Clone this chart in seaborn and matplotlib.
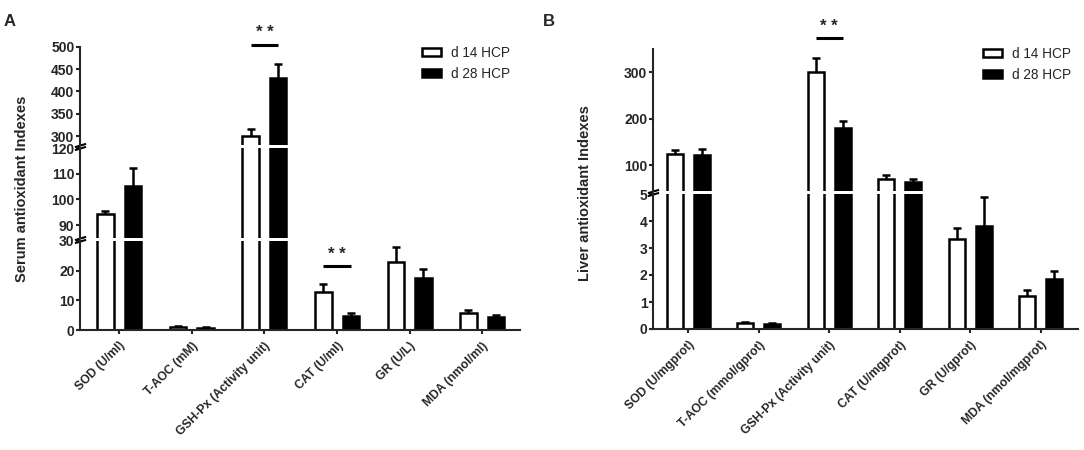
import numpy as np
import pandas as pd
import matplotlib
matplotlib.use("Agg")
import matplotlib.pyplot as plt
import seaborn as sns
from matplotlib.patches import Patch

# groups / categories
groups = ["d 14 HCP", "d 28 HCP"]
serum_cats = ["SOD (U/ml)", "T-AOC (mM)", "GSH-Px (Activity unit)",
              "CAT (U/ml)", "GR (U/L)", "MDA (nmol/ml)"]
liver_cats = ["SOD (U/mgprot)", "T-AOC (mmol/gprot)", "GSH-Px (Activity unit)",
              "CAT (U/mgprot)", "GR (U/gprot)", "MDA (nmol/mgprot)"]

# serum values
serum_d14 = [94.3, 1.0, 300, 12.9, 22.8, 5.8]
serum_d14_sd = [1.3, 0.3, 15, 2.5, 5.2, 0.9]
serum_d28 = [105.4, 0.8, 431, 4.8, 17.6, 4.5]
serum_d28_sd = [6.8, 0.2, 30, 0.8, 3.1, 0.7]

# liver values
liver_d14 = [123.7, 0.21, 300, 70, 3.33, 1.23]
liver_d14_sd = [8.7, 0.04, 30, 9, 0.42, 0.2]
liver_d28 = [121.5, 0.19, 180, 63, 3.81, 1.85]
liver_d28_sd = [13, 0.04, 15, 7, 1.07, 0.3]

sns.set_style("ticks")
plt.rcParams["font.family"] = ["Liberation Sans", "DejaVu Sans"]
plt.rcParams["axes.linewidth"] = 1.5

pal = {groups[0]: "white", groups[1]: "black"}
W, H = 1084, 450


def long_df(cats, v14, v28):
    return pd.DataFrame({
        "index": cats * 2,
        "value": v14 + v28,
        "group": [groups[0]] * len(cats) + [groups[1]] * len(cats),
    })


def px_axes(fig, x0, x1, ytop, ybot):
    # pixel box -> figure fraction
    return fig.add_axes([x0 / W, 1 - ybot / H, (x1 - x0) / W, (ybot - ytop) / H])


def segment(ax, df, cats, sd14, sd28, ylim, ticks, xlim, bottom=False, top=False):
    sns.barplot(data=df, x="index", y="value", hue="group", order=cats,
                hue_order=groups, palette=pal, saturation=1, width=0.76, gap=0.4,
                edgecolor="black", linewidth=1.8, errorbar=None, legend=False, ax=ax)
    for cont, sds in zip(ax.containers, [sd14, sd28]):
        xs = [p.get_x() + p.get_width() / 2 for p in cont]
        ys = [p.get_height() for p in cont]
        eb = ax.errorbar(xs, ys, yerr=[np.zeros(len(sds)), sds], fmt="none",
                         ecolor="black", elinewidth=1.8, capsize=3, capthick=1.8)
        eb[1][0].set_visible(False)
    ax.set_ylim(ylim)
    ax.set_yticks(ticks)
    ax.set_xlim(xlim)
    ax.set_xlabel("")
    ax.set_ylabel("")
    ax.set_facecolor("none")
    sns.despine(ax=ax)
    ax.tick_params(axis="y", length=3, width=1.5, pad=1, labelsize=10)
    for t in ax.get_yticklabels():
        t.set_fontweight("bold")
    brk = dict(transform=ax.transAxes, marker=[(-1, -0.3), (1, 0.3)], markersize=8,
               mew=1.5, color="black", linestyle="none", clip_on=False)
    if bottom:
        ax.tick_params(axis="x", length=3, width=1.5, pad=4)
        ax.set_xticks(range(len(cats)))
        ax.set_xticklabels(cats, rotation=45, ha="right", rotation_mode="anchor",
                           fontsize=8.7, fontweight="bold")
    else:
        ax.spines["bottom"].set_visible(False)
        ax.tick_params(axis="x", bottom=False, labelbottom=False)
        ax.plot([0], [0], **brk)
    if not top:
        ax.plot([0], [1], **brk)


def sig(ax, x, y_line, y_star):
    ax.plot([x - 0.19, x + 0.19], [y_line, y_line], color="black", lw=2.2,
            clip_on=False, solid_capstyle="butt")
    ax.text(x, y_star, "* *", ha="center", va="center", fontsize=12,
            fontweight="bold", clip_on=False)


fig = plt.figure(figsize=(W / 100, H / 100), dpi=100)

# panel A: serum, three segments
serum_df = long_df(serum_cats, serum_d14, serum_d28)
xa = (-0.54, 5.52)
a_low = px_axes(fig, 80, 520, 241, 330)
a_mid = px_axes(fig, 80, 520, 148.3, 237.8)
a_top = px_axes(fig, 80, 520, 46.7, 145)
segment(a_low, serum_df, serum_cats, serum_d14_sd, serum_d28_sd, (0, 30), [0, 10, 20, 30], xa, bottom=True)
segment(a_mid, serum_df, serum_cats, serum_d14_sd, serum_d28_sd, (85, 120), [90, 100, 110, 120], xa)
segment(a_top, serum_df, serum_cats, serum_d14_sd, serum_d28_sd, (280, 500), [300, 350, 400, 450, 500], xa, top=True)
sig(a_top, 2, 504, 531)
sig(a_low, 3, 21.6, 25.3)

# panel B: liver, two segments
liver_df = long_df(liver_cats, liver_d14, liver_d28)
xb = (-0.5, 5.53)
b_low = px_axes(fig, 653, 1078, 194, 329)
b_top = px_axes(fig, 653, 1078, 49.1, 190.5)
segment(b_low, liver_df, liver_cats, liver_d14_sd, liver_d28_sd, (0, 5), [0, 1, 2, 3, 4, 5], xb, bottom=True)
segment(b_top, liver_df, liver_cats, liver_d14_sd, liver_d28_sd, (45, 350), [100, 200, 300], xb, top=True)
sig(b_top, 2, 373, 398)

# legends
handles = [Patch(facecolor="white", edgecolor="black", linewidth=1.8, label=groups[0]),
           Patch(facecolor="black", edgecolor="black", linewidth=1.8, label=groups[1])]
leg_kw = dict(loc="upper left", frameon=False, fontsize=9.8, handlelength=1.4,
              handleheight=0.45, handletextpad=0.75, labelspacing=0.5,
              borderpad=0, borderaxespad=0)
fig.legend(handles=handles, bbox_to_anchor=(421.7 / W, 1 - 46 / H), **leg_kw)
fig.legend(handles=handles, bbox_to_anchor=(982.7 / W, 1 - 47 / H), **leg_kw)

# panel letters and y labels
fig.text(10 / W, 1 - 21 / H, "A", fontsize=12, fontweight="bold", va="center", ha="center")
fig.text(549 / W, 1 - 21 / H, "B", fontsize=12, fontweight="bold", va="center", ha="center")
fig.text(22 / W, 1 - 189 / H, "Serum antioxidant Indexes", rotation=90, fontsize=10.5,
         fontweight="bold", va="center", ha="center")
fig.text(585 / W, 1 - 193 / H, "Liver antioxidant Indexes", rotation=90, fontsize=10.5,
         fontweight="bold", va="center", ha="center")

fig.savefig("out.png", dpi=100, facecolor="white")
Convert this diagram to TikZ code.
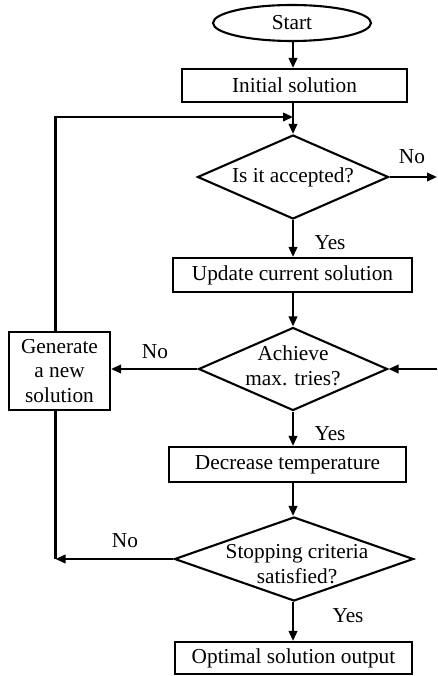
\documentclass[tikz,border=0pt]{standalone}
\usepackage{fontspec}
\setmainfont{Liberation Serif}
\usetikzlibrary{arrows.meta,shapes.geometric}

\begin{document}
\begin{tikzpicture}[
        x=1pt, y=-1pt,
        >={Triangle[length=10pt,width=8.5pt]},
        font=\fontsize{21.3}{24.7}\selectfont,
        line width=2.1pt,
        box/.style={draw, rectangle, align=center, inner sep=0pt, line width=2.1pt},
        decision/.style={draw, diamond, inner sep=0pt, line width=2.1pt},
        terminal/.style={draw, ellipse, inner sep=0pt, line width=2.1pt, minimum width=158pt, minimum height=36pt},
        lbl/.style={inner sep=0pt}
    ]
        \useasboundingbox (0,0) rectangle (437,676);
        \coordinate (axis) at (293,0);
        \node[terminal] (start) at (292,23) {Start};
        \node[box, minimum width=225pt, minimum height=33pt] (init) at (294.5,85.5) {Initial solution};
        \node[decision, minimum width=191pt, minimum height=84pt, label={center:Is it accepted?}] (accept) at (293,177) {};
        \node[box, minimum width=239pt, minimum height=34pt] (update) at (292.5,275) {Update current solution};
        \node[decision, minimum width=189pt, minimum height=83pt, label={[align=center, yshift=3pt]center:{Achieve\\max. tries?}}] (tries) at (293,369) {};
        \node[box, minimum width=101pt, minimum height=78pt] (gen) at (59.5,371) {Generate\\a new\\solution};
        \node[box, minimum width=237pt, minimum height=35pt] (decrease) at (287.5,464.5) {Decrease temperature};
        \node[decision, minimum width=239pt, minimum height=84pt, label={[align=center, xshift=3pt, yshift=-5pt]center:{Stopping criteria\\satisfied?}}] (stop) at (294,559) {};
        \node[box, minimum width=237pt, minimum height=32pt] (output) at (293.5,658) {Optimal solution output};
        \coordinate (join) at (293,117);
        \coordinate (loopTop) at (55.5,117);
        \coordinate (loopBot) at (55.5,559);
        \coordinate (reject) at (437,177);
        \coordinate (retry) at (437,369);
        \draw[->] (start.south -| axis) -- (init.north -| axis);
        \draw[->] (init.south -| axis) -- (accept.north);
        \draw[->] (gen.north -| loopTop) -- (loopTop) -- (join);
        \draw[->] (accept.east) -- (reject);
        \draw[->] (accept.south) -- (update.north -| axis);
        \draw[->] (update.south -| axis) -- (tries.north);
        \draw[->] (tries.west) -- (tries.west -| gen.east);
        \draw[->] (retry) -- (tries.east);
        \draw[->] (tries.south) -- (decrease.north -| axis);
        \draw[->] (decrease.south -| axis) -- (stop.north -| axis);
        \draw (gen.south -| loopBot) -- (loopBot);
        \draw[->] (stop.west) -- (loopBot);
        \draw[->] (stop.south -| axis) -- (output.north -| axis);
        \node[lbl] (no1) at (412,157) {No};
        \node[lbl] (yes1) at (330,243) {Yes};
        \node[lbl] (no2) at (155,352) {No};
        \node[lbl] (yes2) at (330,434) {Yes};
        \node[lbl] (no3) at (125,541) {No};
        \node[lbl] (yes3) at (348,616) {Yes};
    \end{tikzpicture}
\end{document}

● ● ●

- Exercise instructions: Repeat only what lies between the start of the data and the end of the line containing "return fig.add_axes([x0 /", exactly, with pictures left out.

- Solution below:
Clone this chart in seaborn and matplotlib.
import numpy as np
import pandas as pd
import matplotlib
matplotlib.use("Agg")
import matplotlib.pyplot as plt
import seaborn as sns
from matplotlib.patches import Patch

# groups / categories
groups = ["d 14 HCP", "d 28 HCP"]
serum_cats = ["SOD (U/ml)", "T-AOC (mM)", "GSH-Px (Activity unit)",
              "CAT (U/ml)", "GR (U/L)", "MDA (nmol/ml)"]
liver_cats = ["SOD (U/mgprot)", "T-AOC (mmol/gprot)", "GSH-Px (Activity unit)",
              "CAT (U/mgprot)", "GR (U/gprot)", "MDA (nmol/mgprot)"]

# serum values
serum_d14 = [94.3, 1.0, 300, 12.9, 22.8, 5.8]
serum_d14_sd = [1.3, 0.3, 15, 2.5, 5.2, 0.9]
serum_d28 = [105.4, 0.8, 431, 4.8, 17.6, 4.5]
serum_d28_sd = [6.8, 0.2, 30, 0.8, 3.1, 0.7]

# liver values
liver_d14 = [123.7, 0.21, 300, 70, 3.33, 1.23]
liver_d14_sd = [8.7, 0.04, 30, 9, 0.42, 0.2]
liver_d28 = [121.5, 0.19, 180, 63, 3.81, 1.85]
liver_d28_sd = [13, 0.04, 15, 7, 1.07, 0.3]

sns.set_style("ticks")
plt.rcParams["font.family"] = ["Liberation Sans", "DejaVu Sans"]
plt.rcParams["axes.linewidth"] = 1.5

pal = {groups[0]: "white", groups[1]: "black"}
W, H = 1084, 450


def long_df(cats, v14, v28):
    return pd.DataFrame({
        "index": cats * 2,
        "value": v14 + v28,
        "group": [groups[0]] * len(cats) + [groups[1]] * len(cats),
    })


def px_axes(fig, x0, x1, ytop, ybot):
    # pixel box -> figure fraction
    return fig.add_axes([x0 / W, 1 - ybot / H, (x1 - x0) / W, (ybot - ytop) / H])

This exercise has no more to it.